Task description ->
Could the lines from the start of the data through the line with "from matplotlib.ticker import" be set down exactly, with no pictures among them?

━━ Material provided ━━

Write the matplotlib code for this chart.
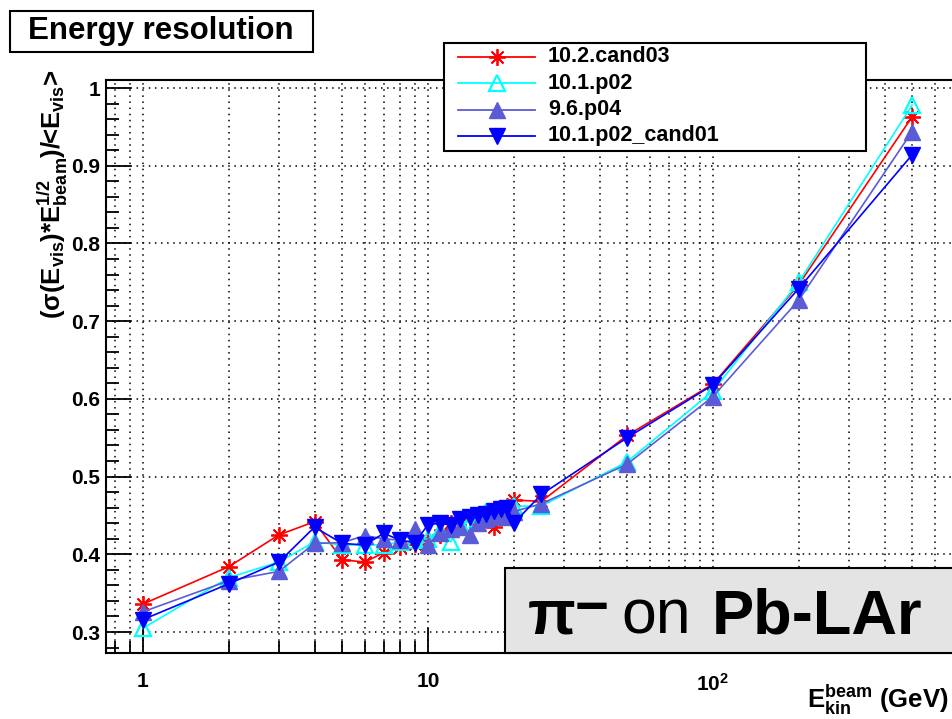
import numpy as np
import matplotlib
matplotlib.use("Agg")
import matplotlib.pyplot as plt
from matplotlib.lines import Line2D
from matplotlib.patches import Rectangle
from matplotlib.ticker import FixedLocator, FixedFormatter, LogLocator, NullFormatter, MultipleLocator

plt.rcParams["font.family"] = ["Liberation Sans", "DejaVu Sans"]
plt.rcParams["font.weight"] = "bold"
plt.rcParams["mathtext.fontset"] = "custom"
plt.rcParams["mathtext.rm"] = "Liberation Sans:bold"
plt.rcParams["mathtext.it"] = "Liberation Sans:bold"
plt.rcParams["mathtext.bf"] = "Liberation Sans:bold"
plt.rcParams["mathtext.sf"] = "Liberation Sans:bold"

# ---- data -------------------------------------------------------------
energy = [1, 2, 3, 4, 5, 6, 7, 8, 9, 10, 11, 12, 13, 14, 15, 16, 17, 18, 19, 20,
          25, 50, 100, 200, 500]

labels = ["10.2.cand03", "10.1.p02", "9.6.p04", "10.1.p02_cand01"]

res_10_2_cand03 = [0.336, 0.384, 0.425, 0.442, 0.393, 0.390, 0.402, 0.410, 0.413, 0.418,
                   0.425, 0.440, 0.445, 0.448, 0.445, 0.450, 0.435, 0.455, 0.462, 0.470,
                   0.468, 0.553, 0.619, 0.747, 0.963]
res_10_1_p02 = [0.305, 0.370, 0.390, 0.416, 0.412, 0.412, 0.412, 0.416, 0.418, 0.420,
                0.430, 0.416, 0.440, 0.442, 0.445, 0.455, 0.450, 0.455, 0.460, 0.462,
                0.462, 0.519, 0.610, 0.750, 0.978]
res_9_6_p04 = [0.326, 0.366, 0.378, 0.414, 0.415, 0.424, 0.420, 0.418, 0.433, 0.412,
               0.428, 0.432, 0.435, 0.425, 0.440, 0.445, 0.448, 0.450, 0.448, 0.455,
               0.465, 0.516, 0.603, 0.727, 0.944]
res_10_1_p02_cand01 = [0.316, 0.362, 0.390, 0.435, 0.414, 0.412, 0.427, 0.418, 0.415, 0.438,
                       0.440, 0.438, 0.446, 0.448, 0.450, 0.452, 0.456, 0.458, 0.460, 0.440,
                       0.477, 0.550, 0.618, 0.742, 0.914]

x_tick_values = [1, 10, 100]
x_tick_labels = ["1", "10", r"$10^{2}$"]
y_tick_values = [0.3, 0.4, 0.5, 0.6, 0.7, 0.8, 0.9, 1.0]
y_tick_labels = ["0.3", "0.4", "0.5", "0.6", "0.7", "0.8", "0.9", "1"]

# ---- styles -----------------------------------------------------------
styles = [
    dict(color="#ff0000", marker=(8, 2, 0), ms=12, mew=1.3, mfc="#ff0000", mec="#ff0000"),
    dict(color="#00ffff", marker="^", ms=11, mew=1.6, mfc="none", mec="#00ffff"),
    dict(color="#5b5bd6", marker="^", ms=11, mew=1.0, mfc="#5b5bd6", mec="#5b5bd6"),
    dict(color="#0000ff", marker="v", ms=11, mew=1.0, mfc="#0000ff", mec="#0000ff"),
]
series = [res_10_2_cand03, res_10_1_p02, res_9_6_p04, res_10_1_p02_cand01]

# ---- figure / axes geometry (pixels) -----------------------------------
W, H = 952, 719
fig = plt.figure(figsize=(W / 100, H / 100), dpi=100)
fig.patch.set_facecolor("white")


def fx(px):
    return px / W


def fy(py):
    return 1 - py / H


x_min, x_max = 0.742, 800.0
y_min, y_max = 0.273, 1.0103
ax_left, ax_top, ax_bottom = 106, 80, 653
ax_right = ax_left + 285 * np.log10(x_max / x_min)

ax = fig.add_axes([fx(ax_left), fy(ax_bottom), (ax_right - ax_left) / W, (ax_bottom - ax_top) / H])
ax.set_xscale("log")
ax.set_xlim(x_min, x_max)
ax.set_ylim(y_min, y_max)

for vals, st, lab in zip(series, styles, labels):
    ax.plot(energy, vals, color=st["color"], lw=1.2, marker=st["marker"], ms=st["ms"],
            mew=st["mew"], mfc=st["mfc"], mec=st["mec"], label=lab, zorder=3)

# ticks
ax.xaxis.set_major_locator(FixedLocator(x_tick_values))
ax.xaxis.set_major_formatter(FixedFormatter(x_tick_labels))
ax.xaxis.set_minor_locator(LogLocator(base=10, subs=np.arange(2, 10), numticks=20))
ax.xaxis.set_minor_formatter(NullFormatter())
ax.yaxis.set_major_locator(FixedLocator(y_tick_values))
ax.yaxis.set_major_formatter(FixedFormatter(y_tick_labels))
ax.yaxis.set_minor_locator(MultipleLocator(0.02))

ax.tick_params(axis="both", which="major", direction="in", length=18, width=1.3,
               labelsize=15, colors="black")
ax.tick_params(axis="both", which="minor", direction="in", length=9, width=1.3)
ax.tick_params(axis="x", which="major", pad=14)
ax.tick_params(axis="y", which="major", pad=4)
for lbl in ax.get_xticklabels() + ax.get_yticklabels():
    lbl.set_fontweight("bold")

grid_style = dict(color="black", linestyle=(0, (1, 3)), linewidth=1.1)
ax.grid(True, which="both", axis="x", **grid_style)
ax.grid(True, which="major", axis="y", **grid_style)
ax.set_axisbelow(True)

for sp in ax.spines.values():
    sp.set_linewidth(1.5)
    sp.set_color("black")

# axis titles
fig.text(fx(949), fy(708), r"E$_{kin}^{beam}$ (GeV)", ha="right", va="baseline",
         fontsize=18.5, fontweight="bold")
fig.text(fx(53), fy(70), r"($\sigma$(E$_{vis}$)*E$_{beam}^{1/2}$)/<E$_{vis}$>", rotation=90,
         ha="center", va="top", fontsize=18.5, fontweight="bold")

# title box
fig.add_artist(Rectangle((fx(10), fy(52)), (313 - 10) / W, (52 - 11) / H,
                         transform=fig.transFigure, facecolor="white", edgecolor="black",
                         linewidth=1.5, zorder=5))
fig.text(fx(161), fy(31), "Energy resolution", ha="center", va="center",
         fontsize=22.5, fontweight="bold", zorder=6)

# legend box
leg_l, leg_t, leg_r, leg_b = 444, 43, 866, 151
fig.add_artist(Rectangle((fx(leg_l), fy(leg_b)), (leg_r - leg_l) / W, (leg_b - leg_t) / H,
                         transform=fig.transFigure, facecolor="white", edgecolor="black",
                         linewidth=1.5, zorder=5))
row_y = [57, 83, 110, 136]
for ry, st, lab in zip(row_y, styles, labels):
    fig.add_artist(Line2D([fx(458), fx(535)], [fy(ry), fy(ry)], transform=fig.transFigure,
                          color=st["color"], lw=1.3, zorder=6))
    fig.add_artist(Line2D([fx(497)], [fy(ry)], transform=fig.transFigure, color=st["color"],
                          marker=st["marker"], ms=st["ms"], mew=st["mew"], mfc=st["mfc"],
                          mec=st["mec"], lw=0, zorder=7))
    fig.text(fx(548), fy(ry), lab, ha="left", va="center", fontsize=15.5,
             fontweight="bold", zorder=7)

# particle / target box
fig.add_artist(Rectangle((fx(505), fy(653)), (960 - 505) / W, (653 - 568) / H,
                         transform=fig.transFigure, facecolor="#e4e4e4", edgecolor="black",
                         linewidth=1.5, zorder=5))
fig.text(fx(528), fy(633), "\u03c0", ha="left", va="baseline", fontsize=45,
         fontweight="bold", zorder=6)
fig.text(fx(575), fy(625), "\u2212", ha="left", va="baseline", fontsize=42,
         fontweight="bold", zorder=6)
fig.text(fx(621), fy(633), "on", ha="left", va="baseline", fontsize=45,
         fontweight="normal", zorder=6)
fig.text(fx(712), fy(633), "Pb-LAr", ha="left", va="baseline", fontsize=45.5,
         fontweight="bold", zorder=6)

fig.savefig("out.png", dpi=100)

━━━

Solution for this task ->
Write the matplotlib code for this chart.
import numpy as np
import matplotlib
matplotlib.use("Agg")
import matplotlib.pyplot as plt
from matplotlib.lines import Line2D
from matplotlib.patches import Rectangle
from matplotlib.ticker import FixedLocator, FixedFormatter, LogLocator, NullFormatter, MultipleLocator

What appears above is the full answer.